Principle 6 – An institution should conduct stress tests on a regular basis for a variety of short-term and protracted institution-specific and market-wide stress scenarios (individually and in combination) to identify sources of potential liquidity strain and to ensure that current exposures remain in accordance with its established liquidity risk tolerance. An institution should use stress test outcomes to adjust its liquidity risk management strategies, policies, and positions and to develop effective contingency plans.

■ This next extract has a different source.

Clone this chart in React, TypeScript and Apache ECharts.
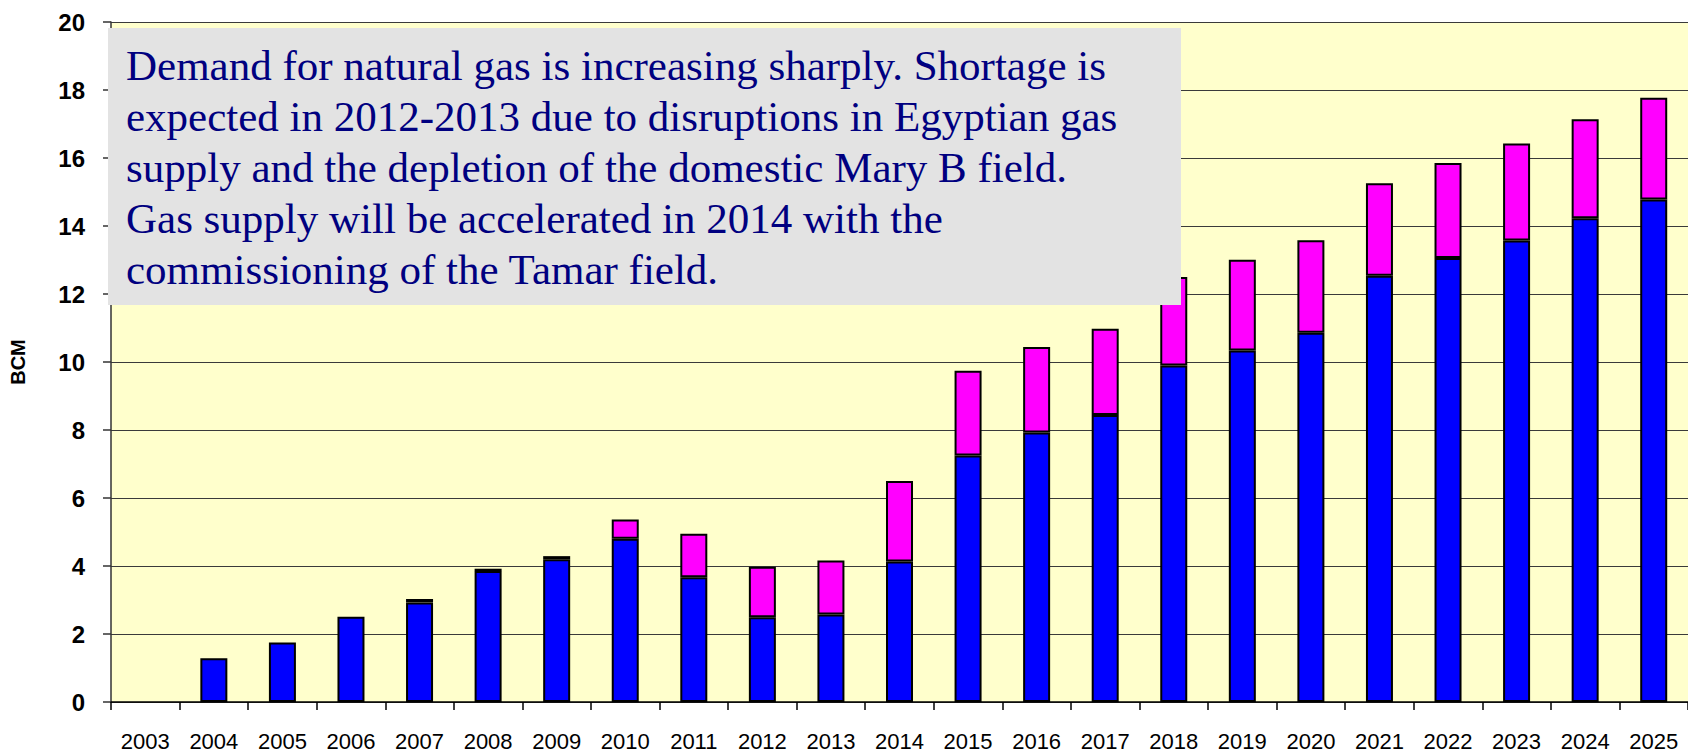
import React, { useEffect, useRef } from "react";
import * as echarts from "echarts";

const years = [
  "2003", "2004", "2005", "2006", "2007", "2008", "2009", "2010", "2011", "2012", "2013", "2014",
  "2015", "2016", "2017", "2018", "2019", "2020", "2021", "2022", "2023", "2024", "2025",
];

// lower (blue) segment, BCM
const blueValues = [
  null, 1.29, 1.75, 2.51, 2.93, 3.85, 4.2, 4.8, 3.67, 2.49, 2.57, 4.13,
  7.25, 7.93, 8.44, 9.9, 10.34, 10.86, 12.54, 13.06, 13.57, 14.23, 14.78,
];

// upper (magenta) segment, BCM
const magentaValues = [
  null, null, null, null, 0.1, 0.07, 0.09, 0.57, 1.28, 1.49, 1.59, 2.37,
  2.49, 2.51, 2.54, 2.6, 2.67, 2.72, 2.72, 2.79, 2.86, 2.91, 2.99,
];

const yTicks = { min: 0, max: 20, interval: 2 };

const noteLines = [
  "Demand for natural gas is increasing sharply. Shortage is",
  "expected in 2012-2013 due to disruptions in Egyptian gas",
  "supply and the depletion of the domestic Mary B field.",
  "Gas supply will be accelerated in 2014 with the",
  "commissioning of the Tamar field.",
];

export default function App() {
  const ref = useRef<HTMLDivElement>(null);

  useEffect(() => {
    if (!ref.current) return;
    const chart = echarts.init(ref.current, undefined, { renderer: "svg" });

    const barStyle = (color: string) => ({
      color,
      borderColor: "#000000",
      borderWidth: 2,
    });

    const option = {
      animation: false,
      backgroundColor: "#ffffff",
      grid: {
        left: 108,
        top: 22,
        bottom: 47,
        right: -8,
        show: true,
        backgroundColor: "#FFFFCC",
        borderWidth: 0,
        containLabel: false,
      },
      xAxis: {
        type: "category",
        data: years,
        boundaryGap: true,
        axisLine: { show: true, lineStyle: { color: "#000000", width: 1.5 } },
        axisTick: { show: true, length: 8, inside: false, lineStyle: { color: "#000000", width: 1.5 } },
        axisLabel: {
          interval: 0,
          margin: 28,
          color: "#000000",
          fontFamily: "Liberation Sans, Arial, sans-serif",
          fontSize: 22,
        },
        splitLine: { show: false },
      },
      yAxis: {
        type: "value",
        min: yTicks.min,
        max: yTicks.max,
        interval: yTicks.interval,
        name: "BCM",
        nameLocation: "middle",
        nameGap: 83,
        nameRotate: 90,
        nameTextStyle: {
          color: "#000000",
          fontFamily: "Liberation Sans, Arial, sans-serif",
          fontWeight: "bold",
          fontSize: 20,
        },
        axisLine: { show: true, lineStyle: { color: "#333333", width: 1.5 } },
        axisTick: { show: true, length: 8, inside: false, lineStyle: { color: "#333333", width: 1.5 } },
        axisLabel: {
          margin: 26,
          color: "#000000",
          fontFamily: "Liberation Sans, Arial, sans-serif",
          fontWeight: "bold",
          fontSize: 24,
        },
        splitLine: { show: true, lineStyle: { color: "#3a3a3a", width: 1.2 } },
      },
      series: [
        {
          name: "Blue",
          type: "bar",
          stack: "total",
          data: blueValues,
          barWidth: 27,
          itemStyle: barStyle("#0000FF"),
          z: 2,
        },
        {
          name: "Magenta",
          type: "bar",
          stack: "total",
          data: magentaValues,
          barWidth: 27,
          itemStyle: barStyle("#FF00FF"),
          z: 2,
        },
      ],
      graphic: [
        {
          type: "rect",
          shape: { x: 108, y: 28, width: 1073, height: 277 },
          style: { fill: "#E3E3E3" },
          z: 100,
        },
        ...noteLines.map((line, i) => ({
          type: "text",
          x: 126,
          y: 65 + i * 51.1,
          z: 101,
          style: {
            text: line,
            fill: "#000080",
            font: "43px 'Liberation Serif', 'Times New Roman', serif",
            verticalAlign: "middle",
            align: "left",
          },
        })),
      ],
    };

    chart.setOption(option as any);
    return () => chart.dispose();
  }, []);

  return (
    <div
      ref={ref}
      style={{ position: "absolute", left: 0, top: 0, width: 1688, height: 752 }}
    />
  );
}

Regarding the design of stress scenarios, the language in the public consultation referred to stressors being incorporated based on “unforeseen events”, a concept that may be difficult to quantify. The final guidance removes the reference to “unforeseen events” and instead includes references to stressors based on “severe but plausible events”. This is more in line with the concept of plausibility that is intended in the liquidity rules.
Principle 8 (Other measures) – An institution should actively manage its collateral positions, differentiating between encumbered and unencumbered assets. An institution should monitor the legal entity and physical location where collateral is held and how it may be mobilised in a timely manner.
Suggestions were provided to remove references to the LCR, NCCF and NSFR liquidity metrics so that the guideline focussed only on “principles” and not on quantitative measures. OSFI remains principles based. The current guideline includes references to the new liquidity standards (that were introduced since the last update to Guideline B-6 in 2012) and related supervisory metrics. The revisions aim to continue to emphasize that Guideline B-6 and the Liquidity Adequacy Requirements (LAR) Guideline should be read in conjunction. In the event the LAR Guideline is updated, Guideline B-6 will be updated as required.
Principle 9 – An institution should have a formal contingency funding plan (CFP) that clearly sets out the strategies for addressing liquidity shortfalls in emergency situations. A CFP should outline policies to manage a range of stress environments, establish clear lines of responsibility, include clear invocation and escalation procedures and be regularly tested and updated to ensure that it is operationally robust.
Respondents recommended replacing the early warning indicators (EWIs) listed with more broad categories. The intent and implementation of a EWI related to social medial was unclear for some stakeholders.




The added prescriptiveness for options and actions for dealing with stress events is overly specific and seems burdensome without obvious benefit.
Examples of EWIs are included in the current guideline (as a footnote). Including EWIs is not a new concept, these are listed as examples and not intended to be an exhaustive list. OSFI understands that EWIs related to “social media activities” may involve judgement but that does not preclude institutions from developing a process to track and monitor their social media footprint.

OSFI adjusted the language to provide a more flexible menu of options and approaches in the CFP for dealing with stress events.